Assistant Director of PedNet Coalition Lawrence Simonson said the bike boulevards make the streets more calm.
"They're not saying don't drive on the street, they're just making it safer for bike and pedestrians on the streets by putting in some traffic calming devices," Simonson said.
"As a person living in this neighborhood, you're going to see reduce cut-through traffic. They're also going to see reduced motor vehicle speeds through there cause there's traffic calming infrastructure that's put into place," Simonson said.
Simonson has used the bike boulevard route and feels that having the concrete median will be safer and less stressful as a biker.
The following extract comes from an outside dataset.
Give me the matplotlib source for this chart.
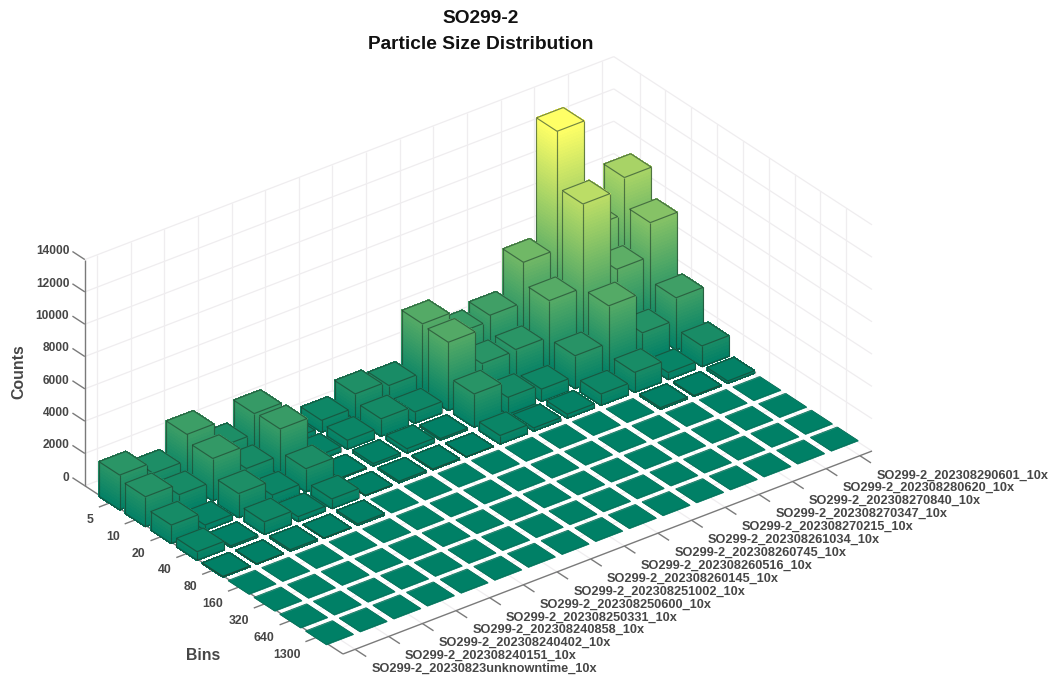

"A motor vehicle could go through quite easily," Simonson said. "In fact, they do in the winter. I've actually seen construction crews decide they want to make a left turn there even though you're not supposed to; they just plow right through them. It's going to be much, much safer for bicycles, pedestrians, wheelchair users using that bike boulevard."
*Above: A worker removes a plastic delineator by unscrewing the bolts from the base of the lane marker, clearing the space for concrete to be put on.
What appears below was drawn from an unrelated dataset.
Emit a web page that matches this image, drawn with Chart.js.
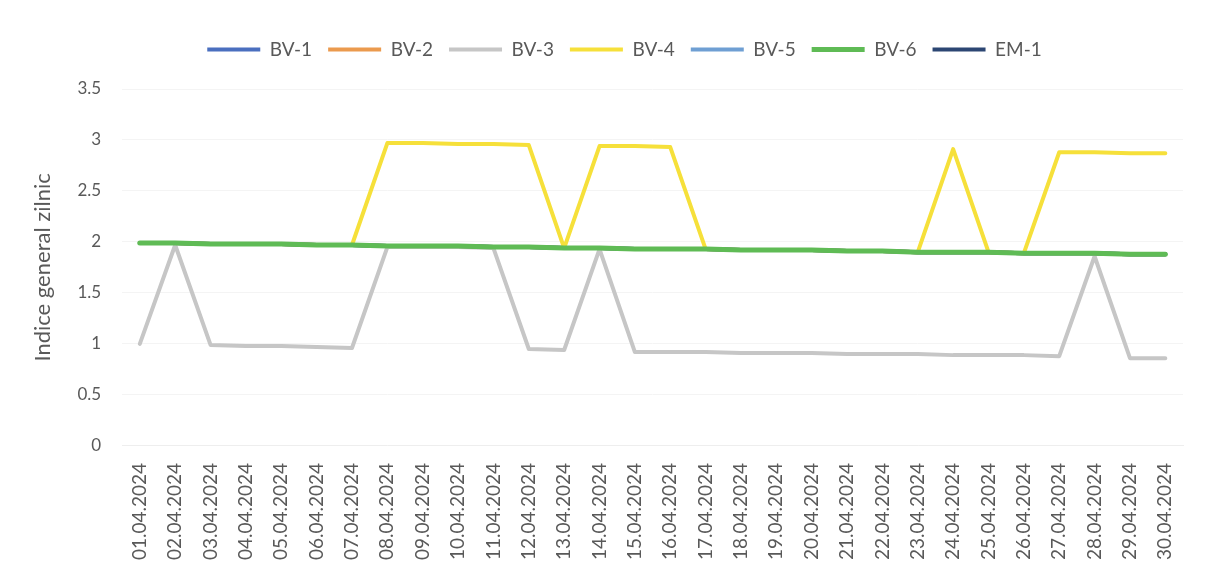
<!DOCTYPE html>
<html>
<head>
<meta charset="utf-8">
<script src="https://cdn.jsdelivr.net/npm/chart.js@4/dist/chart.umd.min.js"></script>
<style>
  html, body { margin: 0; padding: 0; background: #fff; }
  #wrap { width: 1226px; height: 579px; position: relative; }
</style>
</head>
<body>
<div id="wrap"><canvas id="chart"></canvas></div>
<script>
const DATES = [
  '01.04.2024', '02.04.2024', '03.04.2024', '04.04.2024', '05.04.2024', '06.04.2024',
  '07.04.2024', '08.04.2024', '09.04.2024', '10.04.2024', '11.04.2024', '12.04.2024',
  '13.04.2024', '14.04.2024', '15.04.2024', '16.04.2024', '17.04.2024', '18.04.2024',
  '19.04.2024', '20.04.2024', '21.04.2024', '22.04.2024', '23.04.2024', '24.04.2024',
  '25.04.2024', '26.04.2024', '27.04.2024', '28.04.2024', '29.04.2024', '30.04.2024',
];

const Y_TICKS = [0, 0.5, 1, 1.5, 2, 2.5, 3, 3.5];

// series hidden under the green one (same readings)
const BV1 = [1.99, 1.99, 1.98, 1.98, 1.98, 1.97, 1.97, 1.96, 1.96, 1.96, 1.95, 1.95, 1.94, 1.94, 1.93,
  1.93, 1.93, 1.92, 1.92, 1.92, 1.91, 1.91, 1.9, 1.9, 1.9, 1.89, 1.89, 1.89, 1.88, 1.88];
const BV2 = [1.99, 1.99, 1.98, 1.98, 1.98, 1.97, 1.97, 1.96, 1.96, 1.96, 1.95, 1.95, 1.94, 1.94, 1.93,
  1.93, 1.93, 1.92, 1.92, 1.92, 1.91, 1.91, 1.9, 1.9, 1.9, 1.89, 1.89, 1.89, 1.88, 1.88];
const BV3 = [1.0, 1.97, 0.99, 0.98, 0.98, 0.97, 0.96, 1.95, 1.95, 1.95, 1.94, 0.95, 0.94, 1.93, 0.92,
  0.92, 0.92, 0.91, 0.91, 0.91, 0.9, 0.9, 0.9, 0.89, 0.89, 0.89, 0.88, 1.86, 0.86, 0.86];
const BV4 = [1.99, 1.99, 1.98, 1.98, 1.98, 1.97, 1.97, 2.97, 2.97, 2.96, 2.96, 2.95, 1.94, 2.94, 2.94,
  2.93, 1.93, 1.92, 1.92, 1.92, 1.91, 1.91, 1.9, 2.91, 1.9, 1.89, 2.88, 2.88, 2.87, 2.87];
const BV5 = [1.99, 1.99, 1.98, 1.98, 1.98, 1.97, 1.97, 1.96, 1.96, 1.96, 1.95, 1.95, 1.94, 1.94, 1.93,
  1.93, 1.93, 1.92, 1.92, 1.92, 1.91, 1.91, 1.9, 1.9, 1.9, 1.89, 1.89, 1.89, 1.88, 1.88];
const BV6 = [1.99, 1.99, 1.98, 1.98, 1.98, 1.97, 1.97, 1.96, 1.96, 1.96, 1.95, 1.95, 1.94, 1.94, 1.93,
  1.93, 1.93, 1.92, 1.92, 1.92, 1.91, 1.91, 1.9, 1.9, 1.9, 1.89, 1.89, 1.89, 1.88, 1.88];
const EM1 = [1.99, 1.99, 1.98, 1.98, 1.98, 1.97, 1.97, 1.96, 1.96, 1.96, 1.95, 1.95, 1.94, 1.94, 1.93,
  1.93, 1.93, 1.92, 1.92, 1.92, 1.91, 1.91, 1.9, 1.9, 1.9, 1.89, 1.89, 1.89, 1.88, 1.88];

const SERIES = [
  { label: 'BV-1', data: BV1, color: '#4a6fbf', width: 4 },
  { label: 'BV-2', data: BV2, color: '#eb9a4e', width: 4 },
  { label: 'BV-3', data: BV3, color: '#c6c6c6', width: 4 },
  { label: 'BV-4', data: BV4, color: '#f6e03a', width: 4 },
  { label: 'BV-5', data: BV5, color: '#6f9fd3', width: 4 },
  { label: 'BV-6', data: BV6, color: '#5fbb55', width: 5, order: -1 },
  { label: 'EM-1', data: EM1, color: '#2c4673', width: 4 },
];

const TEXT = '#595959';
const FONT = 'Lato';

// extra room between legend and plot, and legend nudged right like the original
const legendTweak = {
  id: 'legendTweak',
  beforeInit(chart) {
    const fit = chart.legend.fit;
    chart.legend.fit = function () {
      fit.call(this);
      this.height += 20;
    };
  },
  afterLayout(chart) {
    chart.legend.left += 18;
    chart.legend.right += 18;
  },
};

new Chart(document.getElementById('chart'), {
  type: 'line',
  data: {
    labels: DATES,
    datasets: SERIES.map((s) => ({
      label: s.label,
      data: s.data,
      borderColor: s.color,
      backgroundColor: s.color,
      borderWidth: s.width,
      borderCapStyle: 'round',
      borderJoinStyle: 'round',
      pointRadius: 0,
      tension: 0,
      order: s.order || 0,
    })),
  },
  plugins: [legendTweak],
  options: {
    responsive: true,
    maintainAspectRatio: false,
    animation: false,
    layout: { padding: { top: 24, left: 30, right: 43, bottom: 2 } },
    plugins: {
      tooltip: { enabled: false },
      legend: {
        position: 'top',
        labels: {
          usePointStyle: true,
          pointStyle: 'line',
          pointStyleWidth: 53,
          color: TEXT,
          padding: 16,
          font: { family: FONT, size: 19 },
          sort: (a, b) => a.datasetIndex - b.datasetIndex,
        },
      },
    },
    scales: {
      x: {
        offset: true,
        grid: { display: false, drawTicks: false },
        border: { color: '#eeeeee' },
        ticks: {
          color: TEXT,
          font: { family: FONT, size: 19 },
          minRotation: 90,
          maxRotation: 90,
          autoSkip: false,
          padding: 17,
        },
      },
      y: {
        min: 0,
        max: 3.5,
        afterBuildTicks: (axis) => { axis.ticks = Y_TICKS.map((v) => ({ value: v })); },
        grid: { color: '#f4f4f4', drawTicks: false },
        border: { display: false },
        title: {
          display: true,
          text: 'Indice general zilnic',
          color: TEXT,
          font: { family: FONT, size: 22 },
          padding: { top: 0, bottom: 0 },
        },
        ticks: {
          color: TEXT,
          font: { family: FONT, size: 17 },
          padding: 21,
          callback: (v) => String(v),
        },
      },
    },
  },
});
</script>
</body>
</html>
Rachel Gleason, a resident on Windsor Street, bikes from College to Windsor Street daily and said it's dangerous crossing the street, but she doesn't see how concrete median would be any safer than the yellow plastic delineators.
"Plastic rods aren't a safety hazard," Gleason said. "Cars can see them visibly."
Other plans for the project include:
• Widening sidewalk at Wabash Bus Station/Fire Station
• Rebuilding Orr/Ash intersection to improve visibility and accessibility (making it more ADD accessible)
• Wayfinding signage from Downtown through Stephens Lake Park to Hominy Branch Trail.
The project will cost a total of $279, 800 and is funded by the Federal Non-Motorized Transportation Grant.
Jarvis said contractors are planning to start on the intersection and sidewalk work Nov. 17. The wayfinding signage will be installed in early December.
*Above: Inner lanes of North College Avenue temporarily restricted as construction begins for the new concrete pedestrian median.